El peor atentado en la historia de Turquía, que se cobró 97 vidas el fin de semana anterior, ha sumido en una encrucijada al Estado otomano. El doble acto terrorista se produjo a menos de tres semanas de unas elecciones legislativas anticipadas que se ven cruciales para el futuro del país. Y ha terminado por profundizar las tensiones políticas.
Los bombazos, que fueron perpetrados por suicidas en la capital Ankara, han causado otros efectos colaterales. En primera instancia, perforan -al menos temporalmente- la imagen de un país que es presentado como un modelo de la deseada armonía entre Occidente y el mundo musulmán.

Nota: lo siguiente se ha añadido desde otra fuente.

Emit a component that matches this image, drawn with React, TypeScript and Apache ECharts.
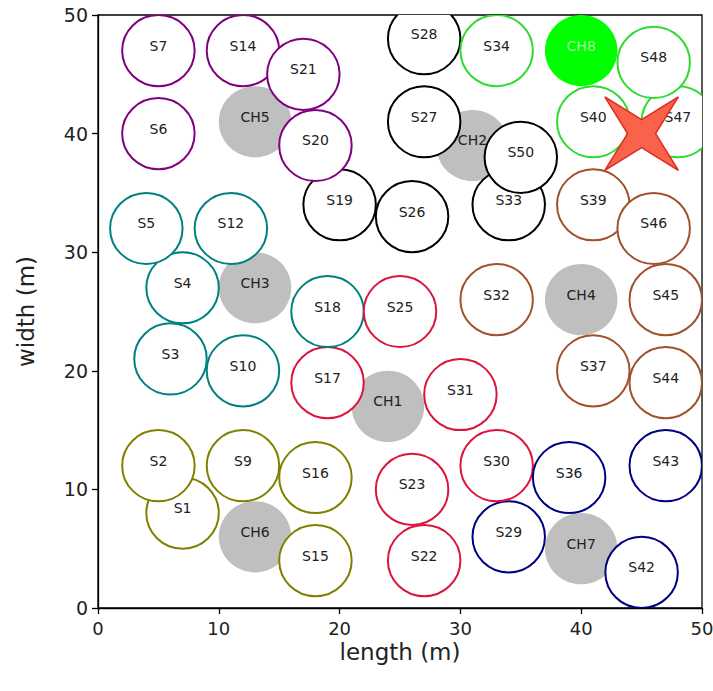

Los ataques, asimismo, atizan la incertidumbre en un Estado islámico moderado que se ha sumado a la Organización del Atlántico Norte (OTAN). De manera irremediable, se configura la sospecha de que el terror -del signo que fuere- asesta otro golpe y acecha dentro de las fronteras de este bloque militar.
Por ahora, nada se sabe sobre los autores materiales de los brutales ataques. Aunque el gobierno del presidente Recep Tayyip Erdogan ha dicho que la milicia fundamentalista del Estado Islámico (EI) es la principal sospechosa, hay otras voces que atribuyen la responsabilidad al Ejecutivo de Ankara. Los partidos y sindicatos cercanos a la minoría de los kurdos acusan a las autoridades del retiro de la protección policial en la marcha pacífica que fue blanco de los terroristas.
Es importante que los turcos salgan de esta encrucijada.